Jinnah’s wrong war
Why did the Partition of India take place? Was it the inevitable result of a Subcontinent divided by religion and facing a power vacuum at the end of the Raj? Or was it a chance occurrence, arising from a unique set of historical circumstances? Many believe that, in fact, nobody was particularly keen on Partition — yet it happened anyway. A confluence of complex socio-economic realities and political compulsions in the wake of an intense and troubled colonial encounter provided a setting for the simultaneous climax of Partition and Independence amidst the dying embers of the British Raj.

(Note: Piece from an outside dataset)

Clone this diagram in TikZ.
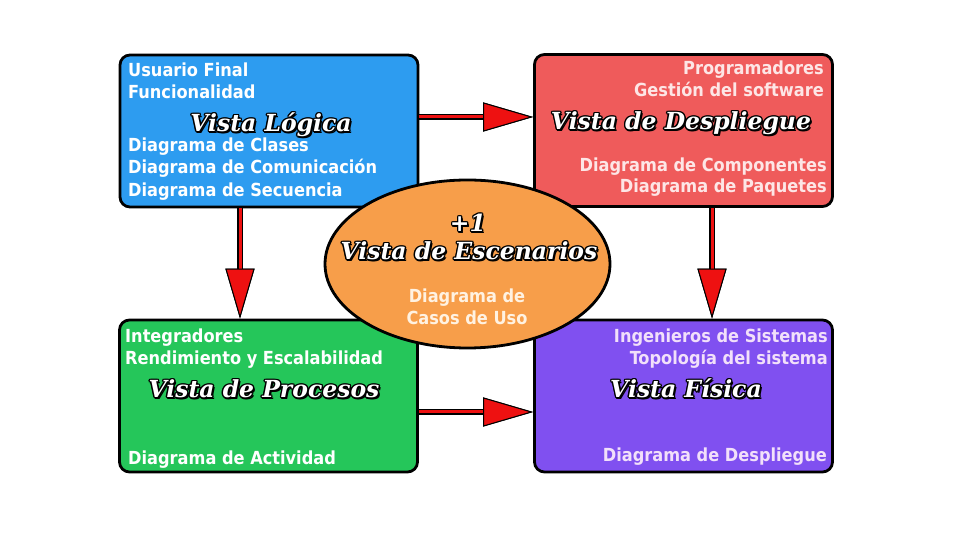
\documentclass[tikz,border=0pt]{standalone}
\usepackage{fontspec}
\newfontfamily\bodyfont{DejaVu Sans Condensed}
\newfontfamily\titlefont{DejaVu Serif}
\usetikzlibrary{arrows.meta,shapes.geometric}
\definecolor{logicblue}{HTML}{2D9CF0}
\definecolor{deployred}{HTML}{EF5B5B}
\definecolor{procgreen}{HTML}{25C65A}
\definecolor{physpurple}{HTML}{8050F0}
\definecolor{sceneorange}{HTML}{F79E4A}
\definecolor{arrowred}{HTML}{EE1111}
\definecolor{pinktext}{HTML}{FDE6E6}
\definecolor{lilactext}{HTML}{F2E0FA}
\definecolor{creamtext}{HTML}{FFF2E2}
% white letters with a black rim and shadow
\newcommand\halotext[1]{%
  \rlap{\kern2bp\raisebox{-2bp}{#1}}%
  \rlap{\kern1.4bp #1}\rlap{\kern-1.4bp #1}%
  \rlap{\raisebox{1.4bp}{#1}}\rlap{\raisebox{-1.4bp}{#1}}%
  \rlap{\kern1bp\raisebox{1bp}{#1}}\rlap{\kern-1bp\raisebox{1bp}{#1}}%
  \rlap{\kern1bp\raisebox{-1bp}{#1}}\rlap{\kern-1bp\raisebox{-1bp}{#1}}%
  \textcolor{white}{#1}}
\begin{document}
\begin{tikzpicture}[line join=round,
    viewbox/.style={draw=black,line width=2.8bp,rounded corners=10bp,
      minimum width=298bp,minimum height=152bp,inner sep=0pt},
    txt/.style={inner sep=0pt,font=\bodyfont\bfseries\fontsize{18bp}{21bp}\selectfont},
    ttl/.style={inner sep=0pt,anchor=base,text=black,
      font=\titlefont\bfseries\itshape\fontsize{23.5bp}{28bp}\selectfont},
    flow/.style={draw=arrowred,line width=3bp,
      -{Triangle[length=50bp,width=29bp,color=black,fill=arrowred,line width=1bp]},
      preaction={draw=black,line width=5.5bp}},
  ]
        \useasboundingbox (0,0) rectangle (960bp,540bp);
        %%
        \node (logica) at (269.0bp,409.0bp) [viewbox,fill=logicblue] {};
        \node (despliegue) at (683.5bp,409.5bp) [viewbox,fill=deployred] {};
        \node (procesos) at (268.5bp,144.0bp) [viewbox,fill=procgreen] {};
        \node (fisica) at (683.5bp,144.0bp) [viewbox,fill=physpurple] {};
        %
        \node (l1) at (128.0bp,463.0bp) [txt,anchor=base west,text=white] {Usuario Final};
        \node (l2) at (128.0bp,441.0bp) [txt,anchor=base west,text=white] {Funcionalidad};
        \node (lt) at (271.0bp,408.0bp) [ttl] {\halotext{Vista Lógica}};
        \node (l3) at (128.0bp,388.0bp) [txt,anchor=base west,text=white] {Diagrama de Clases};
        \node (l4) at (128.0bp,366.0bp) [txt,anchor=base west,text=white] {Diagrama de Comunicación};
        \node (l5) at (128.0bp,343.0bp) [txt,anchor=base west,text=white] {Diagrama de Secuencia};
        %
        \node (d1) at (824.0bp,465.0bp) [txt,anchor=base east,text=pinktext] {Programadores};
        \node (d2) at (824.0bp,443.0bp) [txt,anchor=base east,text=pinktext] {Gestión del software};
        \node (dt) at (681.0bp,410.0bp) [ttl] {\halotext{Vista de Despliegue}};
        \node (d3) at (827.0bp,368.0bp) [txt,anchor=base east,text=pinktext] {Diagrama de Componentes};
        \node (d4) at (827.0bp,347.0bp) [txt,anchor=base east,text=pinktext] {Diagrama de Paquetes};
        %
        \node (p1) at (125.0bp,197.0bp) [txt,anchor=base west,text=white] {Integradores};
        \node (p2) at (125.0bp,175.0bp) [txt,anchor=base west,text=white] {Rendimiento y Escalabilidad};
        \node (pt) at (264.0bp,142.0bp) [ttl] {\halotext{Vista de Procesos}};
        \node (p3) at (128.0bp,75.0bp) [txt,anchor=base west,text=white] {Diagrama de Actividad};
        %
        \node (f1) at (828.0bp,197.0bp) [txt,anchor=base east,text=lilactext] {Ingenieros de Sistemas};
        \node (f2) at (828.0bp,175.0bp) [txt,anchor=base east,text=lilactext] {Topología del sistema};
        \node (ft) at (686.0bp,142.0bp) [ttl] {\halotext{Vista Física}};
        \node (f3) at (827.0bp,78.0bp) [txt,anchor=base east,text=lilactext] {Diagrama de Despliegue};
        %
        \draw [flow] ([yshift=14bp]logica.east) -- ([yshift=13.5bp]despliegue.west);
        \draw [flow] ([xshift=-29bp]logica.south) -- ([xshift=-28.5bp]procesos.north);
        \draw [flow] ([xshift=28.5bp]despliegue.south) -- ([xshift=28.5bp]fisica.north);
        \draw [flow] ([yshift=-16bp]procesos.east) -- ([yshift=-16bp]fisica.west);
        %
        \node (escenarios) at (467.5bp,276.0bp) [draw=black,line width=2.8bp,ellipse,fill=sceneorange,
          minimum width=285bp,minimum height=168bp] {};
        \node (e1) at (468.0bp,308.0bp) [ttl] {\halotext{+1}};
        \node (et) at (469.0bp,280.0bp) [ttl] {\halotext{Vista de Escenarios}};
        \node (e2) at (467.0bp,237.0bp) [txt,anchor=base,text=creamtext] {Diagrama de};
        \node (e3) at (467.0bp,215.0bp) [txt,anchor=base,text=creamtext] {Casos de Uso};
        %
    \end{tikzpicture}
\end{document}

The dissolution of British imperial authority in 1947 was as remarkable an event of modern times as was the camel-in-the-tent entry of the empire into the Subcontinent in the first place. The epic that was Partition continues to be perhaps the most tragic and controversial event of our times. Some commentators plead for an erasure of the memory of Partition, rather than to remind each generation of this crucial but painful outcome of the struggle for freedom. Literary evidence is adduced to illustrate the public's disillusionment with the leadership for having accepted the dismemberment of the country, and several related theses remain strong in popular literature and opinion. First, that Partition was demanded by the Muslim League and its leader, Muhammad Ali Jinnah, and that the Indian National Congress resisted it until nearly the end. Second, that the constituent assembly election of 1946 proved that the Muslim masses endorsed the Pakistan proposal by voting for the Muslim League. Third, that the bitter experience of the Calcutta killings of August 1946, in the wake of Jinnah's call for Direct Action, changed the nature of the entire political movement.